Page 98. Solomon Johnson’s wife Cordelia as seen in 1887.
Page 99. The Johnson family home, c. 1910, was a popular meeting place for early African-American San Diegans.
Page 99. Issac Wooden, Sr. married Dimple Johnson in 1912. Wooden served as secretary of the Colored City Employees’ Social and Aid Club in the 1920s.
Page 100. Isaac Wooden working as a coachman prior to being employed by the City of San Diego.
Page 101. Albert and Margaret Robinson built the Hotel Robinson in Julian in 1887 and operated it for twenty-eight years until Albert’s death in 1915. Margaret later sold it for $1,500. The Robinsons’ reputation as good cooks was well known.
Page 102. Today, the hotel is named the Julian Hotel and is the oldest continuously operated hotel in Southern California.
Page 103. Nathaniel Harrison lived on Palomar Mountain for more than fifty years.
Page 104. America Newton owned an eighty-acre homestead west of Julian and worked as a laundress for miners who came to the area looking for gold. America Grade, which runs past her former property, is named in her honor.
Page 104. Hauling lumber to the Cuyamaca Flume, 1885. African-American workers helped construct the flume which brought water to San Diego.
Page 105. Reuben the Guide is seen here with his sombrero in 1897.
Page 105. The Acme Social Club enjoys a harborside party in 1917.
Page 106. Sandy Baker, Tim Williams, John Cross and Joe Smith (above) were early firemen in Logan Heights, 1927.
Page 106. Titled “Color Line Case” a San Diego Union article reports on the Anderson Case — a test of discrimination in San Diego — August, 1897.
Page 107. The Church of God in Christ holds a waterside baptizing in the Imperial Valley in 1916.
Page 108. Church life was a focal point in the lives of many African-American pioneers.
Page 109. Middletown School in 1903 had at least one African-American in its Seventh Grade Class. The young woman in this photograph might have been the teacher, however, the San Diego City Schools were slow to officially hire AfricanAmerican teachers.
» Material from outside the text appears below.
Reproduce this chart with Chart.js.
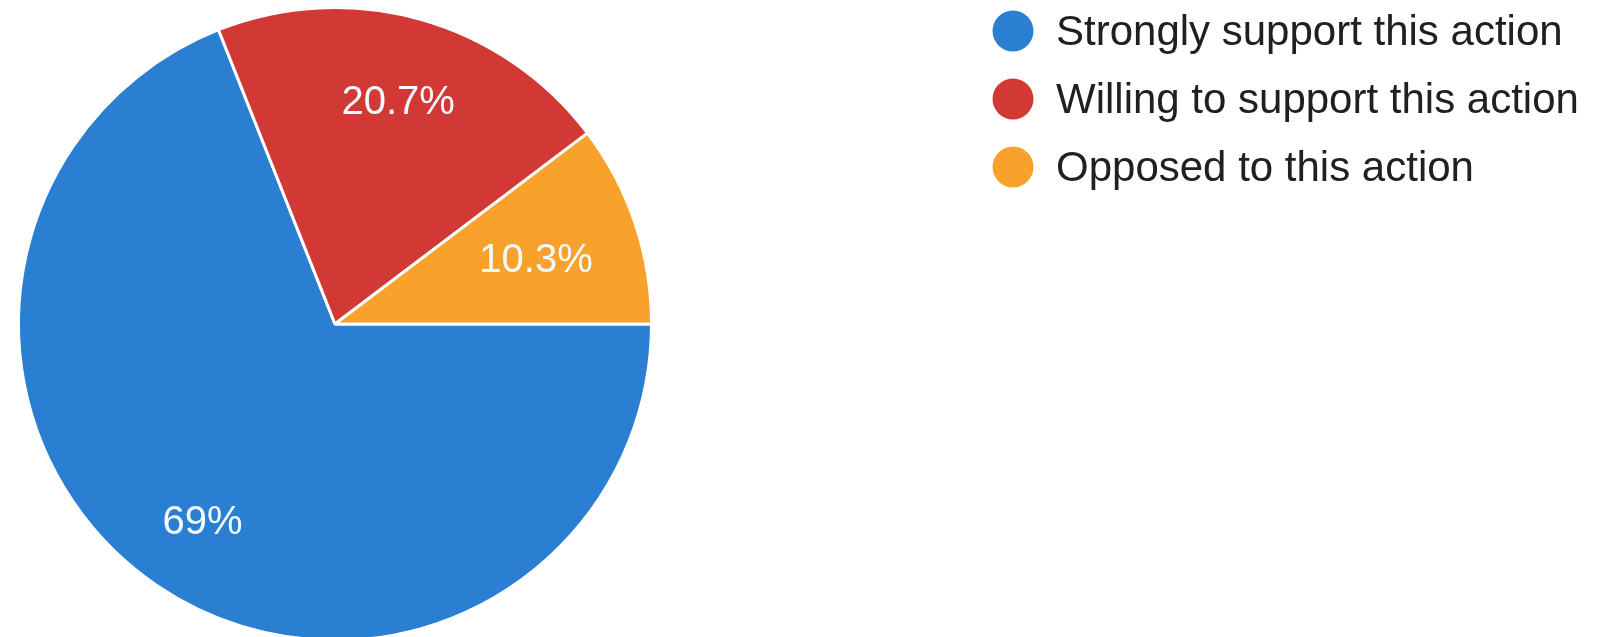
<!DOCTYPE html>
<html>
<head>
<meta charset="utf-8">
<script src="https://cdn.jsdelivr.net/npm/chart.js@4"></script>
<style>
html, body { margin: 0; padding: 0; background: #fff; overflow: hidden; }
#wrap { position: absolute; left: 0; top: 0; width: 1604px; height: 660px; }
</style>
</head>
<body>
<div id="wrap"><canvas id="pie"></canvas></div>
<script>
// data
const labels = ['Strongly support this action', 'Willing to support this action', 'Opposed to this action'];
const shares = [69, 20.7, 10.3];
const shareLabels = ['69%', '20.7%', '10.3%'];
const colors = ['#2a7fd2', '#d23834', '#f8a12b'];

// how far out (fraction of radius) each slice label sits
const labelRadius = [0.745, 0.74, 0.67];

const sliceLabels = {
    id: 'sliceLabels',
    afterDatasetsDraw(chart) {
        const ctx = chart.ctx;
        const arcs = chart.getDatasetMeta(0).data;
        ctx.save();
        ctx.font = '40px "Liberation Sans", Arial, sans-serif';
        ctx.fillStyle = '#f4f8ff';
        ctx.textAlign = 'center';
        ctx.textBaseline = 'middle';
        arcs.forEach((arc, i) => {
            const mid = (arc.startAngle + arc.endAngle) / 2;
            const r = arc.outerRadius * labelRadius[i];
            ctx.fillText(shareLabels[i], arc.x + Math.cos(mid) * r, arc.y + Math.sin(mid) * r + 4);
        });
        ctx.restore();
    }
};

const sideLegend = {
    id: 'sideLegend',
    afterDraw(chart) {
        const ctx = chart.ctx;
        const ds = chart.data.datasets[0];
        ctx.save();
        ctx.font = '42px "Liberation Sans", Arial, sans-serif';
        ctx.textBaseline = 'middle';
        chart.data.labels.forEach((lab, i) => {
            const y = 31 + i * 68;
            ctx.beginPath();
            ctx.arc(1013, y, 20.5, 0, Math.PI * 2);
            ctx.fillStyle = ds.backgroundColor[i];
            ctx.fill();
            ctx.fillStyle = '#202020';
            ctx.fillText(lab, 1056, y + 2);
        });
        ctx.restore();
    }
};

new Chart(document.getElementById('pie'), {
    type: 'pie',
    data: {
        labels: labels,
        datasets: [{
            data: shares,
            backgroundColor: colors,
            borderColor: '#ffffff',
            borderWidth: 3
        }]
    },
    options: {
        responsive: true,
        maintainAspectRatio: false,
        animation: false,
        rotation: 90,
        layout: {
            padding: { left: 17, right: 951, top: 6, bottom: 18 }
        },
        plugins: {
            legend: { display: false },
            tooltip: { enabled: false }
        }
    },
    plugins: [sliceLabels, sideLegend]
});
</script>
</body>
</html>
Henrietta Goodwin was hired as a substitute teacher after graduating from the Normal College for teachers in San Diego, but it wasn’t until 1941 when Lorraine Van Lowe was hired as an elementary school teacher that blacks were allowed to teach in the city schools.
Page 109. An early lodge member, c. 1895. Other residents such as Edward Anderson, Charlie Goodwin, Walter McDonald, C.M. Dickens, Walter Meadows and Gus Thompson were among the first members of Fidelity Lodge No. 10 of the Masons. Richard Marshall of Coronado was Grand Master of the Prince Hall Masons of California in 1906.
Page 110. The Edwards of La Jolla were among several African-American families who settled in the La jolla area during the 1920s.
The photographs are from the San Diego History Center’s Title Insurance and Trust Collection.